James Cameron isn't mincing words about why he's moved Down Under. In an appearance on the In Depth With Graham Bensinger podcast, the Avatar director praised New Zealand's pandemic response and vaccination uptake, while knocking the United States for what he sees as a broad rejection of science. Per Variety, Cameron said New Zealand "eliminated the virus completely" twice, and later faced variants with a roughly 98% vaccination rate. By contrast, he cited a much lower US rate, adding that it was "going [in] the wrong direction." That, he said, is "why I love New Zealand. People there are, for the most part, sane, as opposed to the United States."
The Guardian notes that Cameron, 71, and his wife bought their farm in New Zealand in 2011 and have since moved there permanently.
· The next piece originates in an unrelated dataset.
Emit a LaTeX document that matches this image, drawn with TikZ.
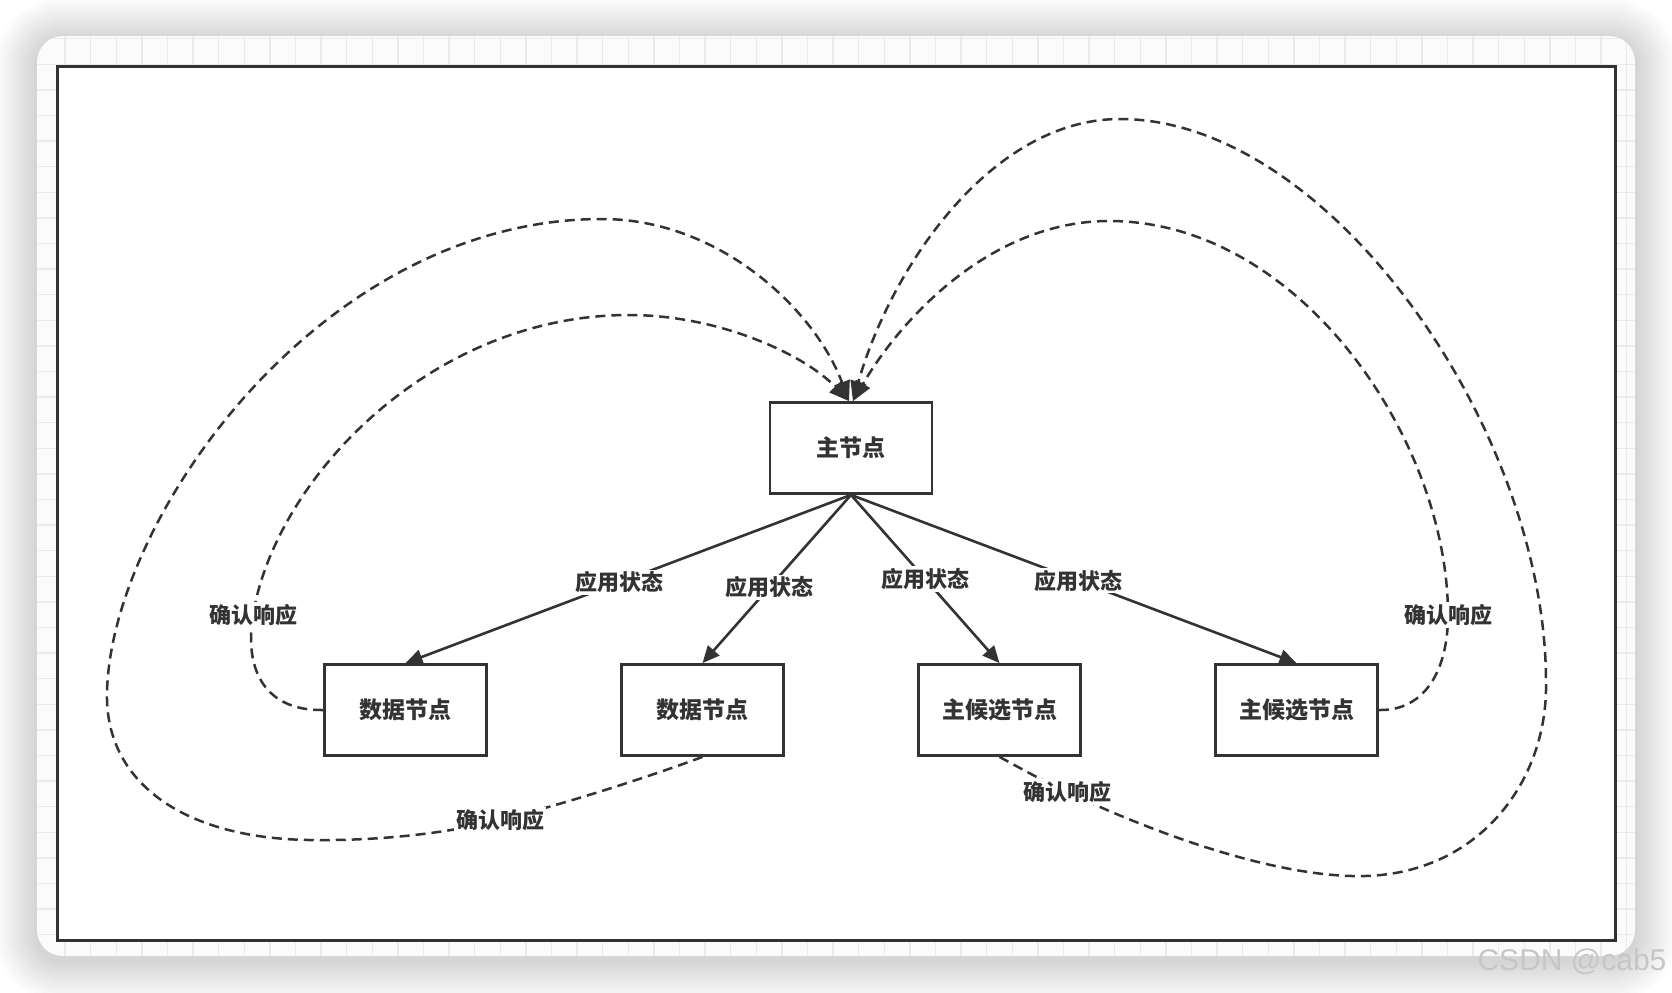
\documentclass[tikz,border=0pt]{standalone}
\usepackage{fontspec}
\setmainfont{Noto Sans CJK SC}
\newfontfamily\markfont{Liberation Sans}
\usetikzlibrary{arrows.meta}
\definecolor{ink}{HTML}{333333}
\definecolor{framec}{HTML}{2E3338}
\definecolor{gridc}{HTML}{EBEBEB}
\definecolor{cardc}{HTML}{FBFBFB}
\tikzset{
  member/.style = {shape=rectangle, draw=ink, line width=1.4pt,
                   fill=white, text=ink, align=center, inner sep=0pt,
                   minimum width=81pt, minimum height=45.5pt,
                   font=\bfseries\fontsize{11.5}{13}\selectfont},
  master/.style = {member},
  lbl/.style    = {fill=white, text=ink, inner sep=1pt,
                   font=\bfseries\fontsize{11}{12}\selectfont},
  ack/.style    = {draw=ink, line width=1.25pt, dash pattern=on 5pt off 3pt,
                   -{Triangle[length=10pt,width=8pt]}}
}

\begin{document}
\begin{tikzpicture}
  [
  x = 0.5pt, y = -0.5pt,
  grow = down,
  level distance = 131pt,
  sibling distance = 148.5pt,
  edge from parent/.style = {draw=ink, line width=1.3pt,
                             -{Triangle[length=8.5pt,width=7.5pt]}},
  edge from parent path = {(\tikzparentnode.south) -- (\tikzchildnode.north)}
  ]
  \useasboundingbox (0,0) rectangle (1672,992);

  % card with grid
  \fill[white] (0,0) rectangle (1672,992);
  \foreach \i in {1,...,14}
    \fill[black, opacity=0.011, rounded corners=13pt+1.5pt*\i]
      (37-3*\i,40-3*\i) rectangle (1635+3*\i,960+3*\i);
  \fill[cardc, rounded corners=13pt] (37,36) rectangle (1635,956);
  \begin{scope}
    \clip[rounded corners=13pt] (37,36) rectangle (1635,956);
    \foreach \gx in {65,90.6,...,1640}
      \draw[gridc, line width=0.7pt] (\gx,36) -- (\gx,956);
    \foreach \gy in {38.6,64.2,...,960}
      \draw[gridc, line width=0.7pt] (37,\gy) -- (1635,\gy);
  \end{scope}
  \draw[framec, line width=1.5pt, fill=white] (57,66) rectangle (1615,940);

  \node[master] (main) at (851,448) {主节点}
    child{node[member] (d1) {数据节点}
      edge from parent node[lbl, pos=0.52] {应用状态} }
    child{node[member] (d2) {数据节点}
      edge from parent node[lbl, pos=0.55] {应用状态} }
    child{node[member] (c1) {主候选节点}
      edge from parent node[lbl, pos=0.50] {应用状态} }
    child{node[member] (c2) {主候选节点}
      edge from parent node[lbl, pos=0.51] {应用状态} };

  % acknowledgements back to the master
  \draw[ack] (d1.west) .. controls (265,711) and (244,670) .. (253,615)
      node[lbl] (a1) {确认响应}
    .. controls (275,480) and (430,315) .. (629,315)
    .. controls (720,315) and (805,355) .. ([xshift=-1pt]main.north);
  \draw[ack] (d2.south) .. controls (640,780) and (560,805) .. (500,820)
      node[lbl] (a2) {确认响应}
    .. controls (440,835) and (370,841) .. (309,840)
    .. controls (180,838) and (105,780) .. (107,693)
    .. controls (110,520) and (320,219) .. (602,219)
    .. controls (720,219) and (815,310) .. ([xshift=-1pt]main.north);
  \draw[ack] (c1.south) .. controls (1020,768) and (1045,782) .. (1067,792)
      node[lbl] (a3) {确认响应}
    .. controls (1180,845) and (1290,878) .. (1365,876)
    .. controls (1480,873) and (1548,780) .. (1546,682)
    .. controls (1546,430) and (1330,119) .. (1120,119)
    .. controls (990,119) and (890,270) .. ([xshift=1pt]main.north);
  \draw[ack] (c2.east) .. controls (1425,711) and (1448,670) .. (1448,615)
      node[lbl] (a4) {确认响应}
    .. controls (1448,440) and (1300,221) .. (1109,221)
    .. controls (990,221) and (900,320) .. ([xshift=1pt]main.north);

  \node[font=\markfont\fontsize{15}{15}\selectfont, text=gray!45] (mark)
    at (1572,962) {CSDN @cab5};
\end{tikzpicture}
\end{document}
He framed the choice to Bensinger starkly: Live in a place that "believes in science" and can pull together, or in one that's "extremely polarized, turning its back on science," and vulnerable to the next pandemic. When Bensinger suggested the US is still "a fantastic place to live," Cameron shot back, "Is it?" And when the host marveled at New Zealand's scenery, the filmmaker replied, "I'm not there for scenery, I'm there for the sanity."
The comments track with remarks Cameron made a year earlier on The F---ing News podcast, where he said his New Zealand citizenship was "imminent" and criticized the direction of the US under Donald Trump, per Variety. He described what he saw as a "turn away from everything decent" and warned that bad actors were "hollowing out" American ideals for political gain.
In New Zealand, he said, there's a stronger sense that "everybody has this kind of equal status in terms of personhood," something he wanted his children to grow up with. Cameron also said he feels "safer" there and appreciates that local news outlets don't put Trump "on the front page every single day," likening US coverage of the president to watching "a car crash over and over and over."